After introducing the amendment, Rep. Pommer, one of the sponsor's of the bill, SB 265 - School Finance, said that this level was still higher than the $2.5 million recommended by the Governor. Rep. Middleton pointed out that there were federal matching funds available for charter school capital construction if the state was above the $5 million level. Rep. Scanlon, another of the bill's sponsors said they'd researched and found out that if the Governor uses federal stimulus (ARRA) funds to increase the $5 million, the charter school capital construction match (also federal funds) is still available.
Rep. Debbie Benefield was very upset with there being any funds for charter school capital construction. She said, "This frustrates me! Elevating one group of public schools isn't right.
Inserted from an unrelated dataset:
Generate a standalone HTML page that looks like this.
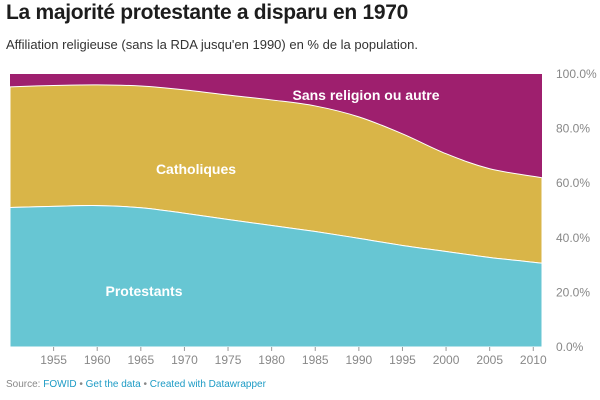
<!DOCTYPE html>
<html><head><meta charset="utf-8"><style>
body{margin:0;width:600px;height:400px;background:#fff;font-family:"Liberation Sans",sans-serif;overflow:hidden}
h1{position:absolute;left:6px;top:1px;margin:0;font-size:21px;font-weight:bold;color:#1d1d1d;letter-spacing:-0.3px}
.sub{position:absolute;left:6px;top:37px;font-size:13px;color:#333}
.foot{position:absolute;left:6px;top:379px;font-size:10px;color:#888}
.foot span{color:#1d9bc5}
</style></head><body>
<h1>La majorité protestante a disparu en 1970</h1>
<div class="sub">Affiliation religieuse (sans la RDA jusqu'en 1990) en % de la population.</div>
<svg id="chart" width="600" height="400" style="position:absolute;left:0;top:0"></svg>
<div class="foot">Source: <span>FOWID</span> • <span>Get the data</span> • <span>Created with Datawrapper</span></div>
<script>
const years=[1950,1955,1960,1965,1970,1975,1980,1985,1990,1995,2000,2005,2011];
const protestants=[51.1,51.5,51.8,51,49,46.7,44.5,42.3,39.8,37.2,35,32.8,30.7];
const catholics=[44.2,44.3,44.2,44.6,45.2,45.6,46,46,44.5,40.9,35.8,32.5,31.3];
const yTicks=[0,20,40,60,80,100];
const xTicks=[1955,1960,1965,1970,1975,1980,1985,1990,1995,2000,2005,2010];
const NS="http://www.w3.org/2000/svg",svg=document.getElementById('chart');
const x0=10,x1=542,y0=347,y1=74;
const xs=v=>x0+(v-1950)/(2011-1950)*(x1-x0);
const ys=v=>y0-v/100*(y0-y1);
function mk(t,a){const e=document.createElementNS(NS,t);for(const k in a)e.setAttribute(k,a[k]);svg.appendChild(e);return e;}
function smooth(pts){let d='';
for(let i=0;i<pts.length-1;i++){const p0=pts[Math.max(i-1,0)],p1=pts[i],p2=pts[i+1],p3=pts[Math.min(i+2,pts.length-1)];
const c1=[p1[0]+(p2[0]-p0[0])/6,p1[1]+(p2[1]-p0[1])/6],c2=[p2[0]-(p3[0]-p1[0])/6,p2[1]-(p3[1]-p1[1])/6];
d+='C'+c1+' '+c2+' '+p2;}return d;}
function area(lo,hi){const up=years.map((y,i)=>[xs(y),ys(hi[i])]);const dn=years.map((y,i)=>[xs(y),ys(lo[i])]).reverse();
return 'M'+up[0]+smooth(up)+'L'+dn[0]+smooth(dn)+'Z';}
const zero=years.map(()=>0),top1=protestants,top2=years.map((y,i)=>protestants[i]+catholics[i]),full=years.map(()=>100);
let p=mk('path',{d:area(top2,full),fill:'#9e1f6e'});

p=mk('path',{d:area(top1,top2),fill:'#d9b548',stroke:'#fff','stroke-width':1});

p=mk('path',{d:area(zero,top1),fill:'#67c6d3',stroke:'#fff','stroke-width':1});

yTicks.forEach(v=>{const t=mk('text',{x:556,y:ys(v)+4,'font-size':12,fill:'#888'});t.textContent=v.toFixed(1)+'%';
});
xTicks.forEach(v=>{const l=mk('line',{x1:xs(v),x2:xs(v),y1:347,y2:351,stroke:'#999'});

const t=mk('text',{x:xs(v),y:364,'font-size':12,fill:'#888','text-anchor':'middle'});t.textContent=v;
});
[['Sans religion ou autre',366,100,'label-sans-religion'],['Catholiques',196,174,'label-catholiques'],['Protestants',144,296,'label-protestants']].forEach(a=>{
const t=mk('text',{x:a[1],y:a[2],'font-size':14,'font-weight':'bold',fill:'#fff','text-anchor':'middle'});t.textContent=a[0];
});
</script>
</body></html>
Know clearly that I am not OK with what's being done here." Rep. Scanlon affirmed Benefield's sentiments.
Rep. Middleton clarified that charter schools don't have access to school district bond revenues like districts do and so their operating budget also includes money for capital needs. Further, this capital construction fund went for things like leases and is not used for new buildings like school district capital construction money is.
SB 256 passed out of committee unanimously and now goes to House Appropriations.